In an invited presentation to the American Geophysical Union meeting here Dec. 16, van Keken described how the use of virtual reality in the geological sciences can foster collaboration, enhance education and advance research into such complex processes as mixing behavior in Earth’s mantle.
Van Keken (left) demonstrates how the CAVE may be used for virtual reality teaching in geological sciences
Van Keken and colleagues at U-M, the University of Minnesota and the University of Colorado at Boulder, use virtual reality tools to “get inside and walk around” three-dimensional representations of data, discovering new patterns and relationships. The researchers can literally immerse themselves in their data using facilities such as the U-M Media Union‘s CAVE, a 10 x 10 x 10-foot room in which full-color, computer generated stereoscopic images are projected onto the walls and floor. Users wear special goggles that make the data appear as three-dimensional features around the viewer. They can also use a joystick and a wand to move images around and point out interesting features.
“Using this technology, I’ve been able to see and understand processes I probably would have missed by just looking at two-dimensional plots of the data,” says van Keken, an assistant professor of geological sciences. His research focuses plate tectonics and the dynamics of the mantle, the plastic-like layer between Earth’s crust and core. A specific area of interest is understanding mixing in the mantle, which is essential in piecing together a picture of Earth’s chemical evolution.
Van Keken says the virtual reality visualization approach has benefits not just for individual researchers, but also for interdisciplinary teams whose members may have different backgrounds and vocabularies. As virtual reality becomes more widely used and more researchers have access to CAVEs or 3-D graphics workstations, team members in different locations will be able to see and manipulate the same images at the same time. Already, the software that van Keken uses allows a long-distance collaborator to “visit” the CAVE by inserting a representation himself or herself in the image being viewed. The virtual visitor can then walk around and point out features in the image just as the real researchers in the CAVE can.

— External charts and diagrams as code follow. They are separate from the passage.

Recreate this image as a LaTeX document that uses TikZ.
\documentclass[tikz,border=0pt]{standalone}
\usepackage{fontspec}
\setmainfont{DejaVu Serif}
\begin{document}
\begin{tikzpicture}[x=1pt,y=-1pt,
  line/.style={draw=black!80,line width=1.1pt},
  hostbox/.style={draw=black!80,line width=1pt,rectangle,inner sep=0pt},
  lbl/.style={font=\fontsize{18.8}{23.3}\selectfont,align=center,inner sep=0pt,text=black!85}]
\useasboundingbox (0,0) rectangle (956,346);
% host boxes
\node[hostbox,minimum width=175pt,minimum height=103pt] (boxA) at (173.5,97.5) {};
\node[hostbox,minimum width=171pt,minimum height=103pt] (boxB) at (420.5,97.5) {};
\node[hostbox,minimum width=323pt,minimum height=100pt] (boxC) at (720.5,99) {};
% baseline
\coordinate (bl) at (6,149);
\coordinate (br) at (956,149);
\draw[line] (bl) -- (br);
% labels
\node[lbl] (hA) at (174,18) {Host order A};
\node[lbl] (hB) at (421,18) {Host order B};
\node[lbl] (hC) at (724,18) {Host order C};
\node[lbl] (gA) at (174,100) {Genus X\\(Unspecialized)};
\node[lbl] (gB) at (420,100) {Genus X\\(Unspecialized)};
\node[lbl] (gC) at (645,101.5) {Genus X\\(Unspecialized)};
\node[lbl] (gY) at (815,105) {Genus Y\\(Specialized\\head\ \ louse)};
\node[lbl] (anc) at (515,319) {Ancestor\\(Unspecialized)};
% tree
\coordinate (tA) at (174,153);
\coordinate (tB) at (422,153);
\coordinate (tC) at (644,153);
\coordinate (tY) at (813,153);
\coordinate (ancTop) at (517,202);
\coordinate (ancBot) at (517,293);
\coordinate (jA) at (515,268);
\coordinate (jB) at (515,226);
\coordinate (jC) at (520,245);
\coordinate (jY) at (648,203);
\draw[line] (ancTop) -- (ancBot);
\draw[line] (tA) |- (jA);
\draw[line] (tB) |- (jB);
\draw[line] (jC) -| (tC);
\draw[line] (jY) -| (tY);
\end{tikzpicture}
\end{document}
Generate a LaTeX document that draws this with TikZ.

Because room-sized CAVEs are still expensive and rare, van Keken and colleagues design their visualizations so that at least some features can be viewed on regular desktop computers. For example, they use advanced visualization and virtual reality techniques to help students see how the spatial distribution of earthquakes relates to forces along the edges of the sections, or plates, that slowly move around on the mantle.
“The first time I visited the CAVE and used this immersive technology, I felt I became part of my own models and data rather than being a remote, outside observer,” says van Keken. “It can provide a fundamental shift in the way we approach understanding the dynamical structure of the deep Earth, which is inaccessible to direct investigation.”